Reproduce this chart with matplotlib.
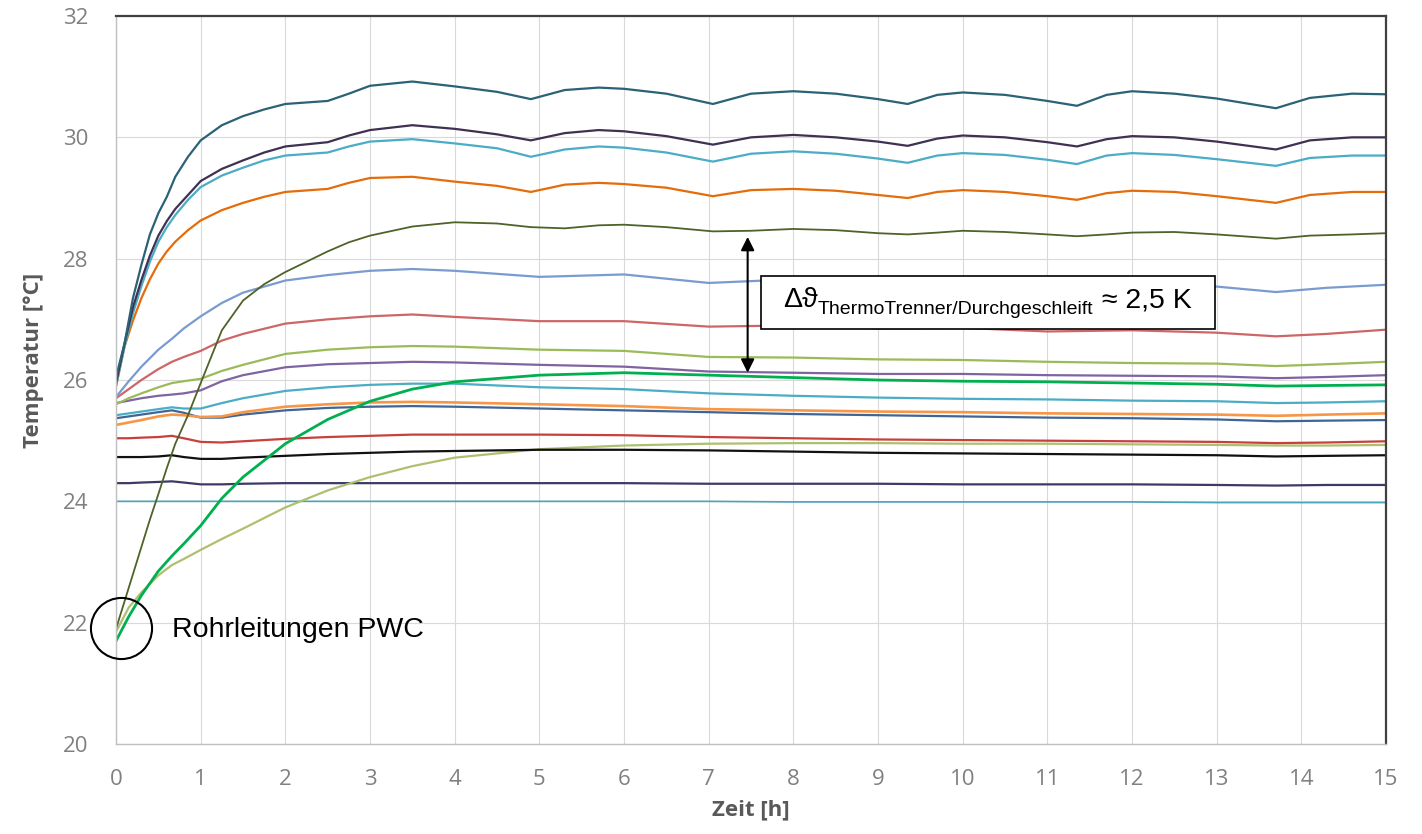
import numpy as np
import matplotlib
matplotlib.use("Agg")
import matplotlib.pyplot as plt
from matplotlib.patches import Rectangle
from matplotlib.transforms import offset_copy

# time grid for the upper sensors (daily-cycle dips), and a coarser one for the slow ones
hours_a = [0, 0.1, 0.2, 0.3, 0.4, 0.5, 0.6, 0.7, 0.85, 1.0, 1.25, 1.5, 1.75, 2.0, 2.5, 2.75,
           3.0, 3.5, 4.0, 4.5, 4.9, 5.3, 5.7, 6.0, 6.5, 7.05, 7.5, 8.0, 8.5, 9.0, 9.35, 9.7,
           10.0, 10.5, 11.0, 11.35, 11.7, 12.0, 12.5, 13.0, 13.7, 14.1, 14.6, 15.0]
hours_b = [0, 0.15, 0.3, 0.5, 0.66, 0.8, 1.0, 1.25, 1.5, 2.0, 2.5, 3.0, 3.5, 4.0, 5.0,
           6.0, 7.0, 8.0, 9.0, 10.0, 11.0, 12.0, 13.0, 13.7, 14.3, 15.0]

# upper group (on hours_a)
t_teal_dark = [26.05, 26.6, 27.35, 27.9, 28.4, 28.75, 29.02, 29.35, 29.68, 29.95, 30.2, 30.35,
               30.46, 30.55, 30.6, 30.72, 30.85, 30.92, 30.84, 30.75, 30.63, 30.78, 30.82,
               30.8, 30.72, 30.55, 30.72, 30.76, 30.72, 30.63, 30.55, 30.7, 30.74, 30.7, 30.6,
               30.52, 30.7, 30.76, 30.72, 30.64, 30.48, 30.65, 30.72, 30.71]
t_purple_dark = [25.95, 26.6, 27.2, 27.65, 28.05, 28.38, 28.62, 28.82, 29.05, 29.28, 29.48,
                 29.62, 29.75, 29.85, 29.92, 30.03, 30.12, 30.2, 30.14, 30.05, 29.95, 30.07,
                 30.12, 30.1, 30.02, 29.88, 30.0, 30.04, 30.0, 29.93, 29.86, 29.98, 30.03,
                 30.0, 29.92, 29.85, 29.97, 30.02, 30.0, 29.93, 29.8, 29.95, 30.0, 30.0]
t_cyan_top = [25.9, 26.55, 27.1, 27.55, 27.95, 28.28, 28.52, 28.72, 28.97, 29.18, 29.37, 29.5,
              29.62, 29.7, 29.75, 29.85, 29.93, 29.97, 29.9, 29.82, 29.68, 29.8, 29.85,
              29.83, 29.75, 29.6, 29.73, 29.77, 29.73, 29.65, 29.58, 29.7, 29.74, 29.71,
              29.63, 29.56, 29.7, 29.74, 29.71, 29.64, 29.53, 29.66, 29.7, 29.7]
t_orange = [25.9, 26.55, 26.98, 27.35, 27.66, 27.92, 28.12, 28.28, 28.47, 28.63, 28.8, 28.92,
            29.02, 29.1, 29.15, 29.25, 29.33, 29.35, 29.27, 29.2, 29.1, 29.22, 29.25, 29.23,
            29.17, 29.03, 29.13, 29.15, 29.12, 29.05, 29.0, 29.1, 29.13, 29.1, 29.03, 28.97,
            29.08, 29.12, 29.1, 29.03, 28.92, 29.05, 29.1, 29.1]
t_olive_dark = [21.9, 22.35, 22.8, 23.25, 23.7, 24.12, 24.55, 24.95, 25.42, 25.95, 26.82, 27.31,
                27.58, 27.78, 28.12, 28.27, 28.38, 28.53, 28.6, 28.58, 28.52, 28.5, 28.55,
                28.56, 28.52, 28.45, 28.46, 28.49, 28.47, 28.42, 28.4, 28.43, 28.46, 28.44,
                28.4, 28.37, 28.4, 28.43, 28.44, 28.4, 28.33, 28.38, 28.4, 28.42]

# slow group (on hours_b)
t_blue = [25.72, 25.98, 26.22, 26.5, 26.68, 26.85, 27.05, 27.27, 27.44, 27.64, 27.73, 27.8,
          27.83, 27.8, 27.7, 27.74, 27.6, 27.66, 27.6, 27.62, 27.56, 27.58, 27.54, 27.45,
          27.52, 27.57]
t_rose = [25.7, 25.85, 26.0, 26.18, 26.3, 26.38, 26.48, 26.65, 26.76, 26.93, 27.0, 27.05,
          27.08, 27.04, 26.97, 26.97, 26.88, 26.9, 26.85, 26.86, 26.8, 26.82, 26.78, 26.72,
          26.76, 26.83]
t_green_light = [25.6, 25.7, 25.78, 25.88, 25.95, 25.98, 26.02, 26.15, 26.25, 26.43, 26.5,
                 26.54, 26.56, 26.55, 26.5, 26.48, 26.38, 26.37, 26.34, 26.33, 26.3, 26.28,
                 26.27, 26.23, 26.26, 26.3]
t_purple = [25.62, 25.66, 25.7, 25.74, 25.76, 25.78, 25.83, 25.98, 26.08, 26.21, 26.26, 26.28,
            26.3, 26.29, 26.25, 26.22, 26.14, 26.12, 26.1, 26.1, 26.08, 26.07, 26.06, 26.03,
            26.05, 26.08]
t_cyan = [25.42, 25.45, 25.48, 25.52, 25.55, 25.53, 25.53, 25.62, 25.7, 25.82, 25.88, 25.92,
          25.94, 25.94, 25.88, 25.85, 25.78, 25.74, 25.71, 25.69, 25.68, 25.66, 25.65, 25.62,
          25.63, 25.65]
t_green = [21.7, 22.1, 22.45, 22.85, 23.1, 23.3, 23.6, 24.05, 24.4, 24.95, 25.35, 25.65,
           25.85, 25.97, 26.08, 26.12, 26.08, 26.04, 26.0, 25.98, 25.97, 25.95, 25.93, 25.9,
           25.91, 25.92]
t_orange_light = [25.26, 25.3, 25.34, 25.4, 25.43, 25.42, 25.39, 25.4, 25.47, 25.56, 25.6,
                  25.63, 25.64, 25.63, 25.6, 25.57, 25.52, 25.5, 25.48, 25.47, 25.45, 25.44,
                  25.43, 25.41, 25.43, 25.45]
t_blue_dark = [25.37, 25.4, 25.43, 25.47, 25.5, 25.46, 25.38, 25.38, 25.43, 25.5, 25.54, 25.56,
               25.57, 25.56, 25.53, 25.5, 25.47, 25.44, 25.42, 25.4, 25.38, 25.37, 25.35, 25.32,
               25.33, 25.34]
t_red = [25.04, 25.04, 25.05, 25.06, 25.08, 25.04, 24.98, 24.97, 24.99, 25.03, 25.06, 25.08,
         25.1, 25.1, 25.1, 25.09, 25.06, 25.04, 25.02, 25.01, 25.0, 24.99, 24.98, 24.96,
         24.97, 24.99]
t_black = [24.73, 24.73, 24.73, 24.74, 24.76, 24.73, 24.7, 24.7, 24.72, 24.75, 24.78, 24.8,
           24.82, 24.83, 24.85, 24.85, 24.84, 24.82, 24.8, 24.79, 24.78, 24.77, 24.76, 24.74,
           24.75, 24.76]
t_olive_light = [21.85, 22.25, 22.5, 22.78, 22.95, 23.05, 23.2, 23.38, 23.55, 23.9, 24.18,
                 24.4, 24.58, 24.72, 24.86, 24.92, 24.95, 24.96, 24.96, 24.95, 24.95, 24.94,
                 24.93, 24.92, 24.92, 24.93]
t_navy = [24.3, 24.3, 24.31, 24.32, 24.33, 24.31, 24.28, 24.28, 24.29, 24.3, 24.3, 24.3,
          24.3, 24.3, 24.3, 24.3, 24.29, 24.29, 24.29, 24.28, 24.28, 24.28, 24.27, 24.26,
          24.27, 24.27]
t_teal = [24.0, 24.0, 24.0, 24.0, 24.0, 24.0, 24.0, 24.0, 24.0, 24.0, 24.0, 24.0, 24.0,
          24.0, 24.0, 24.0, 24.0, 23.99, 23.99, 23.99, 23.99, 23.99, 23.98, 23.98, 23.98, 23.98]

series_a = [
    (t_olive_dark, "#4f6228", 1.3),
    (t_orange, "#e46c0a", 1.6),
    (t_cyan_top, "#4bacc6", 1.6),
    (t_purple_dark, "#3f3151", 1.6),
    (t_teal_dark, "#2b6275", 1.6),
]
series_b = [
    (t_teal, "#4aa3b8", 1.2),
    (t_navy, "#3d3a66", 1.6),
    (t_olive_light, "#aec070", 1.6),
    (t_black, "#111111", 1.6),
    (t_red, "#c8403c", 1.6),
    (t_blue_dark, "#3f6596", 1.6),
    (t_orange_light, "#f79646", 1.9),
    (t_cyan, "#4bacc6", 1.6),
    (t_purple, "#8064a2", 1.6),
    (t_green_light, "#9bbb59", 1.6),
    (t_rose, "#cd6667", 1.6),
    (t_blue, "#7a9bd0", 1.6),
    (t_green, "#00b050", 2.0),
]

fig = plt.figure(figsize=(14.22, 8.34), dpi=100)
ax = fig.add_axes([0.0816, 0.1079, 0.8931, 0.8729])

for vals, col, lw in series_b:
    ax.plot(hours_b, vals, color=col, lw=lw, solid_joinstyle="round")
for vals, col, lw in series_a:
    ax.plot(hours_a, vals, color=col, lw=lw, solid_joinstyle="round")

ax.set_xlim(0, 15)
ax.set_ylim(20, 32)
ax.set_xticks(range(0, 16))
ax.set_yticks(range(20, 33, 2))
ax.grid(True, color="#d9d9d9", lw=0.8)
ax.set_axisbelow(True)
ax.tick_params(length=0, labelsize=16, labelcolor="#808080")
ax.tick_params(axis="y", pad=20)
ax.tick_params(axis="x", pad=18)
for lab in ax.get_xticklabels() + ax.get_yticklabels():
    lab.set_family("Open Sans")

ax.spines["left"].set_color("#bfbfbf")
ax.spines["bottom"].set_color("#bfbfbf")
ax.spines["left"].set_linewidth(1.0)
ax.spines["bottom"].set_linewidth(1.0)
ax.spines["top"].set_color("#404040")
ax.spines["right"].set_color("#404040")
ax.spines["top"].set_linewidth(1.6)
ax.spines["right"].set_linewidth(1.6)

ax.set_ylabel("Temperatur [°C]", family="Open Sans", weight="bold", size=16, color="#595959")
ax.yaxis.set_label_coords(-0.057, 0.527)
ax.set_xlabel("Zeit [h]", family="Open Sans", weight="bold", size=16, color="#595959")
ax.xaxis.set_label_coords(0.5, -0.076)

# pipe start marker and label
ax.plot([0.06], [21.91], "o", ms=44, mfc="none", mec="black", mew=1.5, clip_on=False, zorder=5)
ax.text(0.66, 21.88, "Rohrleitungen PWC", family="Liberation Sans", size=20.5,
        va="center", ha="left", color="black")

# temperature difference arrow
ax.annotate("", xy=(7.46, 28.36), xytext=(7.46, 26.12),
            arrowprops=dict(arrowstyle="<|-|>", color="black", lw=1.5,
                            mutation_scale=20, shrinkA=0, shrinkB=0))

# boxed label: main symbol, subscript, value
fam = ["Liberation Sans", "DejaVu Sans"]
x0, y0 = 7.88, 27.2
r = fig.canvas.get_renderer()
t1 = ax.text(x0, y0, "Δϑ", family=fam, size=20.5, va="baseline", zorder=7)
w1 = t1.get_window_extent(r).width
t2 = ax.text(x0, y0, "ThermoTrenner/Durchgeschleift", family=fam, size=14, va="baseline",
             transform=offset_copy(ax.transData, fig, x=w1, y=-7, units="dots"), zorder=7)
w2 = t2.get_window_extent(r).width
t3 = ax.text(x0, y0, " ≈ 2,5 K", family=fam, size=20.5, va="baseline",
             transform=offset_copy(ax.transData, fig, x=w1 + w2, y=0, units="dots"), zorder=7)
bbs = [t.get_window_extent(r) for t in (t1, t2, t3)]
bx0 = min(b.x0 for b in bbs) - 22
bx1 = max(b.x1 for b in bbs) + 24
by0 = min(b.y0 for b in bbs) - 11
by1 = max(b.y1 for b in bbs) + 11
inv = ax.transAxes.inverted()
(ax0, ay0), (ax1, ay1) = inv.transform([(bx0, by0), (bx1, by1)])
ax.add_patch(Rectangle((ax0, ay0), ax1 - ax0, ay1 - ay0, transform=ax.transAxes,
                       facecolor="white", edgecolor="black", lw=1.2, zorder=6))

fig.savefig("out.png", dpi=100)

───

Problem to solve: Please repeat exactly the data above from its first line to the line that contains "from matplotlib.transforms import offset_copy", inclusive, and leave every picture out.

Written solution:
Reproduce this chart with matplotlib.
import numpy as np
import matplotlib
matplotlib.use("Agg")
import matplotlib.pyplot as plt
from matplotlib.patches import Rectangle
from matplotlib.transforms import offset_copy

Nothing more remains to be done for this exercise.